Supreme Court in Ayodhya Judgment, para 82

Perhaps most importantly, the Supreme Court in the Ayodhya judgment also clarified that the 1991 Act was a legislative intervention to ensure "non-retrogression" (para 82), which becomes very important in the context of any move to repeal it.


What Is Non-Retrogression and Why Is It Important?

The concept of non-retrogression was explained by former Chief Justice of India (CJI) Dipak Misra in his judgment in the Section 377 case:

"The doctrine of non-retrogression sets forth that the State should not take measures or steps that deliberately lead to retrogression on the enjoyment of rights either under the Constitution or otherwise."
Para 189 of CJI Dipak Misra's judgment in Navtej SIngh Johar case, at page 117

This doctrine comes about because there is supposed to be a progressive realisation of rights in India since we have a dynamic, not a static Constitution. This means that there cannot be a regression of rights, and that society must move forward rather than backward.

The Places of Worship Act 1991, the Supreme Court held in the Ayodhya judgment, "speaks to our history and to the future of the nation."

"Cognizant as we are of our history and of the need for the nation to confront it, Independence was a watershed moment to heal the wounds of the past. Historical wrongs cannot be remedied by the people taking the law in their own hands. In preserving the character of places of public worship, Parliament has mandated in no uncertain terms that history and its wrongs shall not be used as instruments to oppress the present and the future."
Supreme Court in Ayodhya Judgment, para 83

Any attempt to repeal the Places of Worship Act, 1991 would potentially violate the doctrine of non-retrogression as it would be a regression from the protection granted to places of worship that have existed for long periods of time and to communities which have worshipped there for the last several decades (if not centuries).

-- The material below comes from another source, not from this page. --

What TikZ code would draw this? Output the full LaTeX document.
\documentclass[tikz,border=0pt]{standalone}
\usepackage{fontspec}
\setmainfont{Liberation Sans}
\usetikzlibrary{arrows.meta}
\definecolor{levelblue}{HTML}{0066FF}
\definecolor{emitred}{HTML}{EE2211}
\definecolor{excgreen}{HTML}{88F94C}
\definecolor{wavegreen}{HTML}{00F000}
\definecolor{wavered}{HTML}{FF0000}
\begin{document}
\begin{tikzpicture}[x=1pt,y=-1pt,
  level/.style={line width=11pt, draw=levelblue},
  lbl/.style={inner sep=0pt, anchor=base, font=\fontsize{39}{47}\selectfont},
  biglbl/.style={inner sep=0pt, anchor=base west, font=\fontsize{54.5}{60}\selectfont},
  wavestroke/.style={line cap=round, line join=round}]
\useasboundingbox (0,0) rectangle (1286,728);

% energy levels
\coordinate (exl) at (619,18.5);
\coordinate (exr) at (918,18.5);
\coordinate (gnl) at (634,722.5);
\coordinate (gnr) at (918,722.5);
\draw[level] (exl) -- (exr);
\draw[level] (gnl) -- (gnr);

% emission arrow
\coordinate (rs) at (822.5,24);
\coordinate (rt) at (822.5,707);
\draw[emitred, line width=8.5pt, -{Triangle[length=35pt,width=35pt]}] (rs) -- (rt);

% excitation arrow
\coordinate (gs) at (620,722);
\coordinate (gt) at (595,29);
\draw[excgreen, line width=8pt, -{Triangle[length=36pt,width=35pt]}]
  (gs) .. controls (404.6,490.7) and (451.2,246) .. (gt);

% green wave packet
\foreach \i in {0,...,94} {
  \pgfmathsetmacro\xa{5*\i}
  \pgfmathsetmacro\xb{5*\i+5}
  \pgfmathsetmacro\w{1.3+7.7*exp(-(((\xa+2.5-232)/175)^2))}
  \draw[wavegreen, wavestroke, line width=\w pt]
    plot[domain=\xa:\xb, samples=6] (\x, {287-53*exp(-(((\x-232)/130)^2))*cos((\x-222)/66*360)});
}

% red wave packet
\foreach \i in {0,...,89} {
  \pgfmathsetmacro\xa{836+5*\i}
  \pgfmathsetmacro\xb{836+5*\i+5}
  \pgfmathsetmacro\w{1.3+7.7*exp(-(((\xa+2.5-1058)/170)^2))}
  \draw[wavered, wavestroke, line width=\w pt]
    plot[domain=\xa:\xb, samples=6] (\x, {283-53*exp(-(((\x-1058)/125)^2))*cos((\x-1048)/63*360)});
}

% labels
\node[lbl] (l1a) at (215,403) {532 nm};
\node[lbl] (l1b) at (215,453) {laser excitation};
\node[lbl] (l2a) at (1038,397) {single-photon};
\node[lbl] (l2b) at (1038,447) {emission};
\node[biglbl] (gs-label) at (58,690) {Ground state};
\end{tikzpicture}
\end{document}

Not granting this protection means a constant threat to the enjoyment of rights of worship of a community, whether a minority or majority. This is incompatible with a secular nation, where all citizens have the right to practise the religion of their choice.

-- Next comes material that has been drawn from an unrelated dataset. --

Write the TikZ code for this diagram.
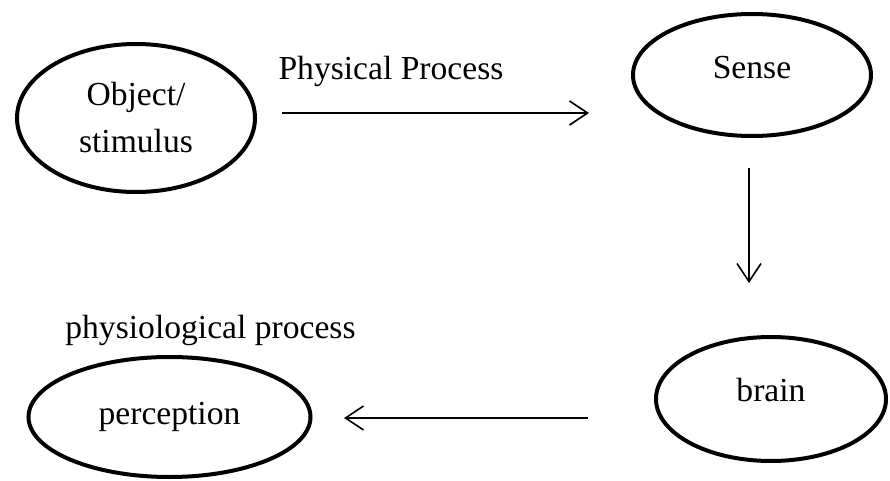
\documentclass[tikz,border=0pt]{standalone}
\usepackage{fontspec}
\setmainfont{Liberation Serif}
\usetikzlibrary{shapes.geometric,arrows.meta}
\begin{document}
\begin{tikzpicture}[x=0.5pt,y=-0.5pt,
  oval/.style={draw,ellipse,line width=2pt,inner sep=0pt,align=center,
     font=\fontsize{16.8}{23.5}\selectfont},
  lbl/.style={inner sep=0pt,font=\fontsize{16.8}{20}\selectfont},
  conn/.style={line width=0.8pt,-{Straight Barb[length=9pt,width=12pt,line width=0.8pt]}}]
\useasboundingbox (0,0) rectangle (890,481);
\node[oval,minimum width=119pt,minimum height=74pt] (obj) at (136,118) {Object/\\stimulus};
\node[oval,minimum width=119pt,minimum height=61pt,text depth=8pt] (sense) at (752,75) {Sense};
\node[oval,minimum width=115pt,minimum height=62pt,text depth=9pt] (brain) at (771,399) {brain};
\node[oval,minimum width=141pt,minimum height=60pt] (perc) at (169.5,417) {perception};
\node[lbl,anchor=base] (pp) at (391,80) {Physical Process};
\node[lbl,anchor=base west] (php) at (65,338) {physiological process};
\coordinate (a1) at (282,113);
\coordinate (a2) at (589,113);
\coordinate (b1) at (749,168);
\coordinate (b2) at (749,283);
\coordinate (c1) at (588,418);
\coordinate (c2) at (344,418);
\draw[conn] (a1) -- (a2);
\draw[conn] (b1) -- (b2);
\draw[conn] (c1) -- (c2);
\end{tikzpicture}
\end{document}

Justice Misra's wording of the doctrine does seem to cover any measure by the government, including the repeal of a law which advanced the values of the Constitution.

At the same time, it could be argued that a repeal of a law which does not in itself impact the provisions of the Constitution cannot be the subject of judicial review, especially since much of this comes down to secularism as a basic feature of the Constitution, rather than one of the fundamental rights itself.

As a result, the Ayodhya judgment isn't necessarily a slam-dunk argument against repeal of the Places of Worship Act, 1991.

However, it certainly provides a solid foundation to argue against any such repeal, on sociopolitical as well as legal grounds, and thereby is an important protection for not just the Gyanvapi mosque in Varanasi, but other such places of worship across the country as well.